I did more experimentation with various monitors and found that most LCD monitors with VGA input have some level of interlace capability. The interlaced modes I generate on my FPGA board work fine with CRT, but so far only one LCD monitor produced an image from interlaced signal produced by me. On the other hand interlaced modes generated by Nvidia, even though theoretically having the same pulse widths, same porches and same pixel clocks somehow seem to work on most monitors. I'll have to get a better oscilloscope for this last bit of fine tuning.

So earlier in the thread there has been a lot of negativity in regard to my inquiry, basically "How dare I ask the question (seemingly) nobody cares about?"

I finally have a good answer why an engineer should care for this subject. You see, interlace was popular in older computing and digital systems for a very good reason, it allowed sustaining a higher screen refresh rate while painting the whole screen in half the data bandwidth! Maybe you hadn't thought about it but bandwidth is very important. For video data the bandwidth is often limited by the speed of memory.
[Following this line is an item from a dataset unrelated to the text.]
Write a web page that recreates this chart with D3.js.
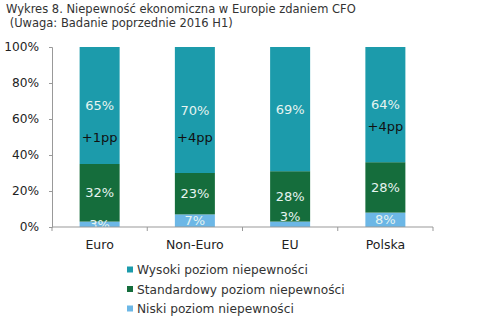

Even during experimentation I already ran into the very real limitation, my FPGA board is equipped with memory that produces a 70ns read at best without running into a wait state in a middle of a video scanline. This results in a maximum pixel clock of 14MHz. This is a very real limitation. For comparison most video modes we use on computers these days have a pixel clock in excess of 50MHz, and many in excess of 100MHz. If I was designing a system and 70ns memory was the best I could have, I would probably end up with at least some interlace modes.

Interlace doesnt paint the whole screen - it paints half the screen on each refresh. And the bandwidth is the same as the equivolent progressive scan. eg. 1080i30 is the same bandwidth as 1080p30 - but 1080i30 refreshes at 60hz (but only half the screen per refresh).

Interlace was chosen originally to give the higher refresh rates at 50/60 HZ (depending on region). It is better for motion as it looks more fluid.
For broadcast, 1080i is the final interlaced format - UHD4k/8k will not support interlaced modes - they just up the progressive rate to 60 or even 120Hz.
Progressive is also much easier to work with.

Interlace is just a throwback to the past, and has hung around really only for the broadcast industry.